Ne se retrouvant ni dans les livres d’histoire, ni chez les personnalités politiques, ni chez les « stars » ou les personnes physiquement proches d’elles·eux (famille, ami·es), bien des personnes queers ont développé un rapport particulier aux fictions, et notamment au cinéma : les films grand public ont souvent été un premier lieu d’accès à des représentations de désirs et d’identités qui leur ressemblaient. Et si chaque individu a un rapport propre aux fictions, nos histoires, souvent, se recoupent. Pour ma part, j’ai réalisé que quelque chose clochait en 2009 en mangeant des popcorns avec deux amies devant le film Thirteen. Pas queer pour un sou, mine d’or de male gaze, Thirteen avait tout de même l’avantage de contenir une scène de baiser langoureux entre ses deux adolescentes principales. Une scène – regardée en boucle – qui avait provoqué un tremblement de terre en l’adolescente que j’étais : pour la première fois, je ressentais des papillons à la vue d’un baiser, et ne pourrai bientôt plus me défaire de l’idée de l’expérimenter dans la vraie vie.  

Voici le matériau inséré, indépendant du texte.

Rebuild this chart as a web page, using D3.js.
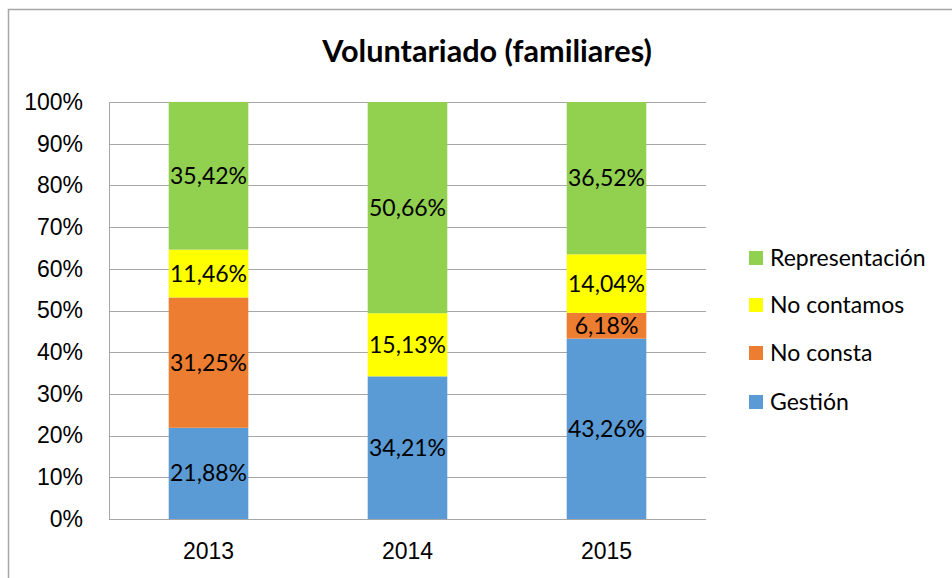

S’identifier coûte que coûte

Les identités queers ne se constituent donc pas en dehors, mais bien au sein des représentations culturelles : il existe de fortes connections entre le processus d’acceptation de nous-mêmes et les contenus qui mettent en scène des trajectoires de vies dans lesquelles nous sommes susceptibles de nous reconnaître. 

C’est ainsi que pour bon nombre d’entre nous, l’entrée dans la cinéphilie a pu être synonyme de découverte de nos identités… Mais aussi, et surtout, des connotations désastreuses qui y ont longtemps été associées. Car passé l’émoi de la découverte du désir lesbien à l’écran, je me souviens surtout de la déception liée au fait de voir que les seuls personnages qui me ressemblaient de près ou de loin, se déclinaient en une galerie de figures devenues clichées. 

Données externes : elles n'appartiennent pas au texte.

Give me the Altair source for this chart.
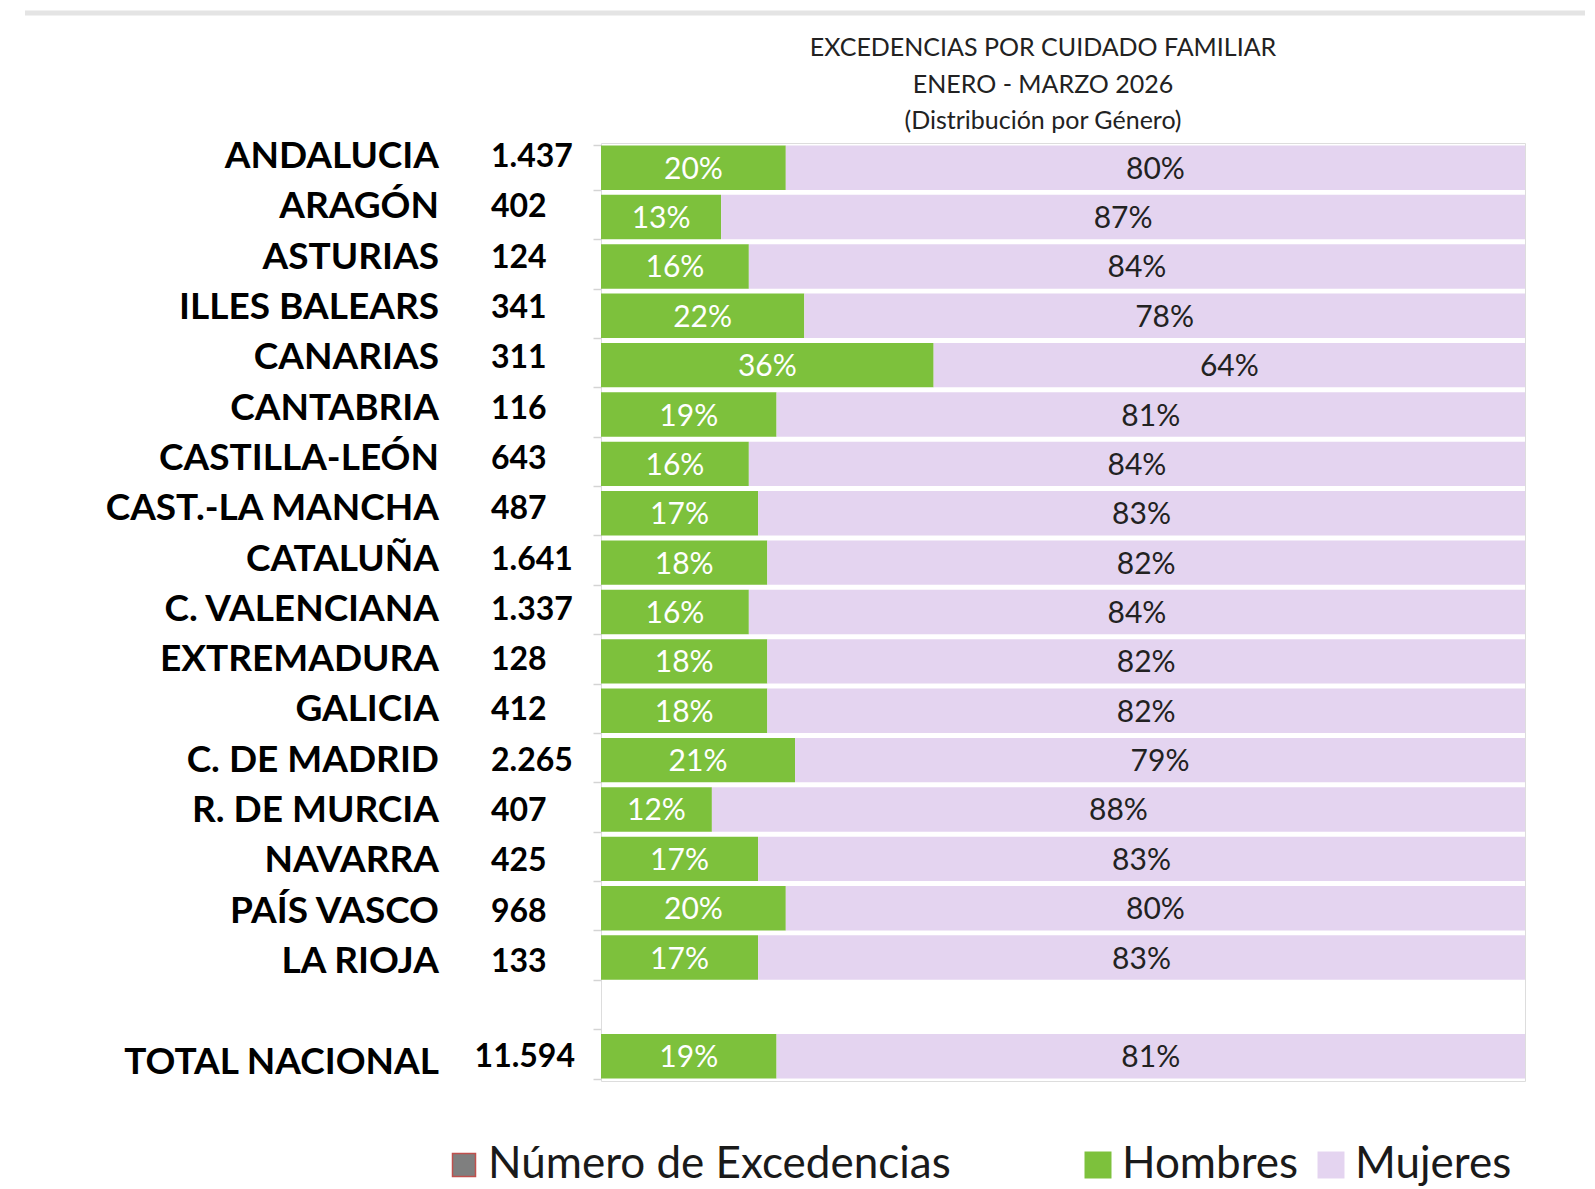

Dans l’histoire du cinéma grand public, les personnages LGBT+ ont en effet été censurés, punis, associés à des figures prédatrices et perverses (il n’y a qu’à jeter un oeil à tous les « méchants » Disney), tournés en ridicule (Ace Ventura), ultra-sexualisés (La Vie d’Adèle, Cruel Intentions). Leurs relations amoureuses se sont cantonnées à des amitiés homo-érotiques ambigües jamais explicitées (Fried Green Tomatoes, La Corde), lorsqu’elles n’étaient pas soldées par un retour temporaire ou permanent à un·e partenaire hétérosexuel·le (The Kids Are All Right, Toute Première Fois), ou n’aboutissaient à une séparation tragique (Call Me By Your Name, La Belle Saison). La plupart du temps, surtout, ces personnages ont été mis en scène dans des contextes de violence, d’agression, de rejet, de meurtre et de suicide – Brokeback Mountain, Lost and Delirious, Boys Don’t Cry ou encore Prayers for Bobby, pour ne citer qu’eux.

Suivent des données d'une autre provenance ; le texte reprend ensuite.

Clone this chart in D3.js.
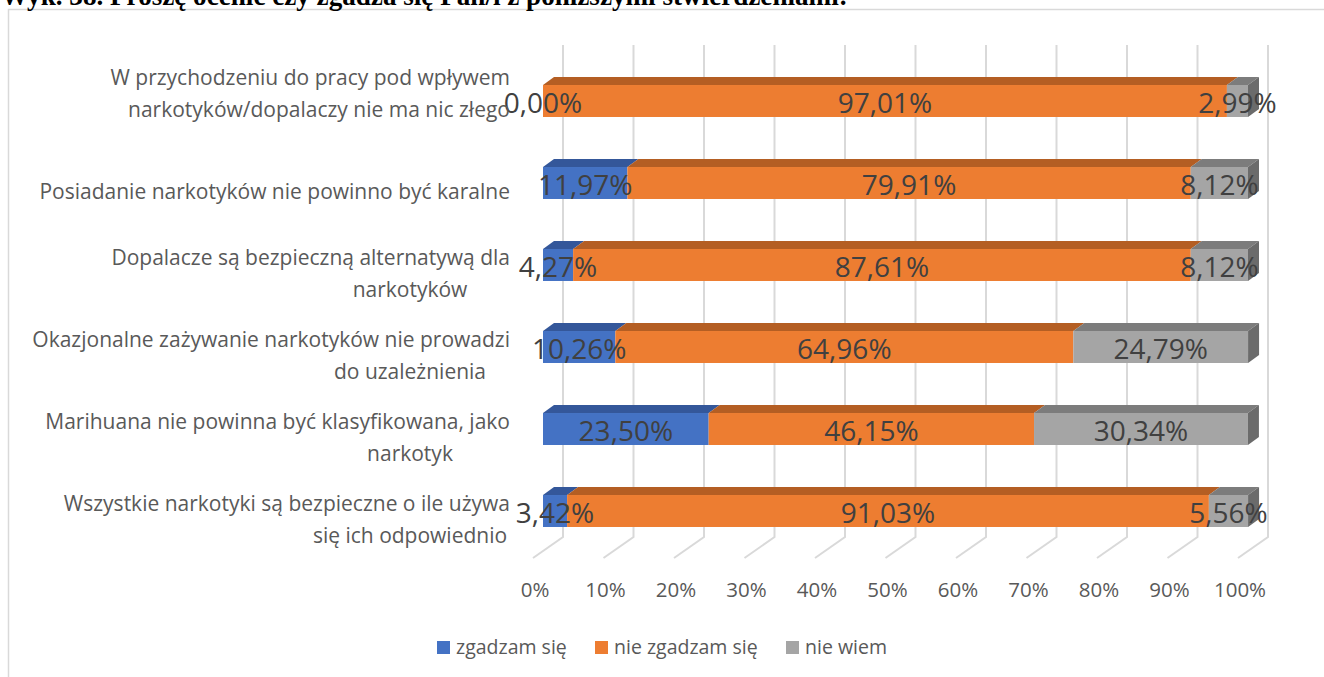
<!DOCTYPE html>
<html><head><meta charset="utf-8">
<script src="https://cdn.jsdelivr.net/npm/d3@7"></script>
<style>body{margin:0;background:#fff;overflow:hidden} svg{display:block}</style>
</head><body><svg id="c" width="1324" height="677"></svg>
<script>
const title = "Wyk. 38. Proszę ocenić czy zgadza się Pan/i z poniższymi stwierdzeniami:";
// category labels as wrapped in the source (first one carries a trailing line break)
const categories = [
  ["W przychodzeniu do pracy pod wpływem", "narkotyków/dopalaczy nie ma nic złego", ""],
  ["Posiadanie narkotyków nie powinno być karalne"],
  ["Dopalacze są bezpieczną alternatywą dla", "narkotyków"],
  ["Okazjonalne zażywanie narkotyków nie prowadzi", "do uzależnienia"],
  ["Marihuana nie powinna być klasyfikowana, jako", "narkotyk"],
  ["Wszystkie narkotyki są bezpieczne o ile używa", "się ich odpowiednio"]
];
const seriesNames = ["zgadzam się", "nie zgadzam się", "nie wiem"];
const agree    = [0.00, 11.97, 4.27, 10.26, 23.50, 3.42];
const disagree = [97.01, 79.91, 87.61, 64.96, 46.15, 91.03];
const dontKnow = [2.99, 8.12, 8.12, 24.79, 30.34, 5.56];
const tickValues = [0, 10, 20, 30, 40, 50, 60, 70, 80, 90, 100];

const frontCol = ["#4472C4", "#ED7D31", "#A5A5A5"];
const topCol   = ["#34579A", "#B45E23", "#7C7C7C"];
const sideCol  = ["#2E4D86", "#9E531F", "#6B6B6B"];

const svg = d3.select("#c");
const fmt = v => v.toFixed(2).replace(".", ",") + "%";

svg.append("rect").attr("x", 8.5).attr("y", 9.5).attr("width", 1400).attr("height", 800)
  .attr("fill", "none").attr("stroke", "#d9d9d9").attr("stroke-width", 1.5);

svg.append("text").attr("x", 1).attr("y", 4.5).text(title)
  .attr("font-family", "'Liberation Serif','Times New Roman',serif")
  .attr("font-weight", "bold").attr("font-size", 20).attr("fill", "#000")
  .each(function(){ const w = this.getComputedTextLength(); d3.select(this).attr("font-size", 20 * 847 / w); });

const x = d3.scaleLinear().domain([0, 100]).range([533, 1238]);
const DX = 30, DY = -21;
const BX = 10;
const TX = 11, TY = -8;
const floorY = 558, wallTop = 45;

const y = d3.scaleBand().domain(d3.range(categories.length)).range([60, 552])
  .paddingInner(0.61).paddingOuter(0.305);

const g = svg.append("g").attr("stroke", "#d9d9d9").attr("stroke-width", 2).attr("fill", "none");
tickValues.forEach(t => {
  g.append("path").attr("d", `M${x(t)},${floorY} L${x(t) + DX},${floorY + DY} L${x(t) + DX},${wallTop}`);
});

svg.append("g").selectAll("text").data(tickValues).join("text")
  .attr("x", d => x(d) + 2).attr("y", 597).attr("text-anchor", "middle")
  .attr("font-family", "'Open Sans',sans-serif").attr("font-size", 20.5).attr("fill", "#595959")
  .text(d => d + "%");

const rows = categories.map((c, i) => ({ i, a: agree[i], b: disagree[i], c: dontKnow[i] }));
const stack = d3.stack().keys(["a", "b", "c"])(rows);

const bars = svg.append("g");
rows.forEach((r, i) => {
  const y0 = y(i), h = y.bandwidth();
  const gb = bars.append("g");
  let lastEnd = null, lastK = 0;
  stack.forEach((s, k) => {
    const [v0, v1] = s[i];
    const x0 = x(v0) + BX, x1 = x(v1) + BX;
    if (v1 - v0 <= 0) return;
    gb.append("path").attr("d", `M${x0},${y0} L${x0 + TX},${y0 + TY} L${x1 + TX},${y0 + TY} L${x1},${y0} Z`)
      .attr("fill", topCol[k]);
    gb.append("rect").attr("x", x0).attr("y", y0).attr("width", x1 - x0).attr("height", h)
      .attr("fill", frontCol[k]);
    lastEnd = x1; lastK = k;
  });
  gb.append("path").attr("d", `M${lastEnd},${y0} L${lastEnd + TX},${y0 + TY} L${lastEnd + TX},${y0 + h + TY} L${lastEnd},${y0 + h} Z`)
    .attr("fill", sideCol[lastK]);
});

const lab = svg.append("g").attr("font-family", "'Open Sans',sans-serif").attr("font-size", 28)
  .attr("fill", "#404040").attr("text-anchor", "middle");
rows.forEach((r, i) => {
  stack.forEach((s, k) => {
    const [v0, v1] = s[i];
    lab.append("text").attr("x", (x(v0) + x(v1)) / 2 + BX).attr("y", y(i) + y.bandwidth() / 2 + 12)
      .text(fmt(v1 - v0));
  });
});

// category labels: first line right-aligned, continuation lines centred in the label column
const cl = svg.append("g").attr("font-family", "'Open Sans',sans-serif").attr("font-size", 21)
  .attr("fill", "#595959");
const labRight = 510, contCenter = 410;
categories.forEach((lines, i) => {
  const cy = y(i) + y.bandwidth() / 2 + 9;
  const lh = 32;
  lines.forEach((ln, j) => {
    if (!ln) return;
    const t = cl.append("text").attr("y", cy + (j - (lines.length - 1) / 2) * lh + 7).text(ln);
    if (j === 0) {
      t.attr("x", labRight).attr("text-anchor", "end");
    } else {
      const w = t.node().getComputedTextLength();
      t.attr("x", Math.min(contCenter - w / 2, labRight - w)).attr("text-anchor", "start");
    }
  });
});

const legX = [437, 595, 786];
const lg = svg.append("g").attr("font-family", "'Open Sans',sans-serif").attr("font-size", 19.5).attr("fill", "#595959");
seriesNames.forEach((n, k) => {
  lg.append("rect").attr("x", legX[k]).attr("y", 641).attr("width", 13).attr("height", 13).attr("fill", frontCol[k]);
  lg.append("text").attr("x", legX[k] + 19).attr("y", 654).text(n);
});
</script></body></html>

En somme, alors qu’elles auraient justement pu être un lieu d’évasion et de refuge, de projection de soi-même dans un ailleurs – ou un futur – plus safe et épanouissant, les représentations queers mainstream n’ont pas su offrir aux spectateur·rices queers des modèles fictionnels qui les encourageaient à exister. Elles ne se sont, finalement, que très peu adressées à elles·eux. Les documentaires The Celluloid Closet et Disclosure, qui mettent en scène des personnes queers réagissant aux représentations cinématographiques ayant influencé leurs vies, problématisent très justement le poids de ces images dans l’inconscient collectif.

Regards queers 

Malgré ces représentations dommageables, les personnes queers sont pourtant toujours parvenues à se retrouver dans les images. À la fois derrière la caméra, en créant leurs propres représentations parfois sans ressource aucune (on pense à l’iconique Go Fish), mais aussi face à l’écran, en trouvant des formes d’identification dans des contenus qui n’étaient pas pensés pour elles. Qu’il s’agisse de voir en Libérée, Délivrée de la Reine des Neiges une allégorie du coming out, ou de déceler une histoire d’amour dans les marges du sous-texte de Luca, si les spectateur·rices queers ont un talent, c’est bien celui de vivre les oeuvres cinématographiques d’une façon qui en transforme le sens.